Hardware
Physical components and constraints for local LLM systems
Hardware determines what's possible. The model you can run, the speed you can achieve, and the context length you can support are all fundamentally limited by your hardware. Understanding these constraints helps you make better decisions about what to buy and what to expect.
The Key Constraint: Memory
For most local LLM setups, memory is the primary constraint — not compute. The model weights need to live somewhere, and inference is typically bottlenecked by how fast you can read those weights.
The Bandwidth Rule
During token generation (decode), you read the entire model for each token produced. If your model is 35GB and you want 30 tokens/sec, you need to read 1,050 GB/sec. This is why memory bandwidth matters more than raw compute for most inference workloads.
Hardware Categories
GPUs
NVIDIA, AMD, and their relative strengths for LLM inference. VRAM, bandwidth, and software support.
Apple Silicon
M1/M2/M3/M4 chips with unified memory. Different tradeoffs than discrete GPUs.
VRAM
GPU memory capacity, types (GDDR6X, HBM), and how much you actually need.
Memory Bandwidth
The often-overlooked spec that determines inference speed. Why bandwidth matters more than TFLOPS.
Multi-GPU
NVLink, PCIe, tensor parallelism. When adding GPUs helps and when it doesn't.
CPU Inference
Running models on CPU with RAM offload. Slower but accessible.

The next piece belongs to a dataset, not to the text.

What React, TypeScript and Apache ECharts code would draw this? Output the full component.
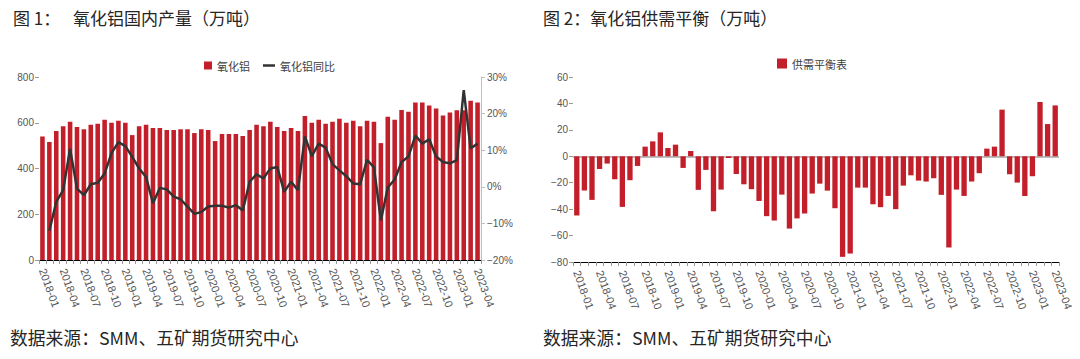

Quick Reference: Common Hardware
| Hardware | Memory | Bandwidth | Typical tok/s (70B Q4) | Price (New) |
|---|---|---|---|---|
| RTX 4090 | 24GB VRAM | 1,008 GB/s | ~25-30 (needs offload) | ~$1,600 |
| RTX 3090 | 24GB VRAM | 936 GB/s | ~20-25 (needs offload) | ~$800 used |
| 2× RTX 3090 | 48GB VRAM | ~1.4 TB/s effective | ~35-40 | ~$1,600 used |
| Mac Studio M2 Ultra | 192GB unified | 800 GB/s | ~15-20 | ~$6,000 |
| M3 Max MacBook Pro | 128GB unified | 400 GB/s | ~8-12 | ~$4,500 |
| A100 80GB | 80GB HBM | 2,039 GB/s | ~50-60 | ~$15,000 |
* Performance figures are approximate and vary by model, quantization, and software.
Key Tradeoffs
VRAM vs Bandwidth
More VRAM lets you fit larger models, but bandwidth determines how fast they run. A 48GB GPU with low bandwidth may be slower than a 24GB GPU with high bandwidth running a smaller model.
Single Powerful vs Multiple Smaller
One 48GB GPU usually outperforms two 24GB GPUs for the same total VRAM, because multi-GPU adds communication overhead. But sometimes two smaller GPUs is all you can get.
New vs Used
Used datacenter GPUs (P40, A100) offer extreme value but come with quirks: cooling, power, driver support. Consumer cards are easier but more expensive per GB.
Discrete GPU vs Apple Silicon
Apple offers huge unified memory pools with reasonable bandwidth. NVIDIA offers higher bandwidth but limited VRAM per card. Different sweet spots for different model sizes.
What Hardware Do You Need?
The answer depends on what models you want to run:
| Model Class | Example Models | Q4 Size | Minimum Hardware |
|---|---|---|---|
| Small (1-3B) | Phi-3, Gemma 2B | 1-2GB | Any modern GPU, or CPU |
| Medium (7-8B) | Llama 3 8B, Mistral 7B | 4-5GB | 8GB VRAM or 16GB unified |
| Large (13-14B) | Llama 2 13B | 7-8GB | 12GB+ VRAM or 24GB unified |
| XL (30-34B) | CodeLlama 34B | 18-20GB | 24GB VRAM or 48GB unified |
| XXL (65-70B) | Llama 3 70B | 35-40GB | 48GB+ VRAM or 64GB+ unified |
| Frontier (100B+) | Llama 3 405B | 200GB+ | Multi-GPU or very large Mac |
Starting Point Recommendation
If you're just getting started: an RTX 4090 (24GB) handles 7B-13B models well and can run 70B with offloading. It's the best single consumer GPU for local LLM work. For larger models with better speed, look at multi-GPU setups or high-memory Apple Silicon.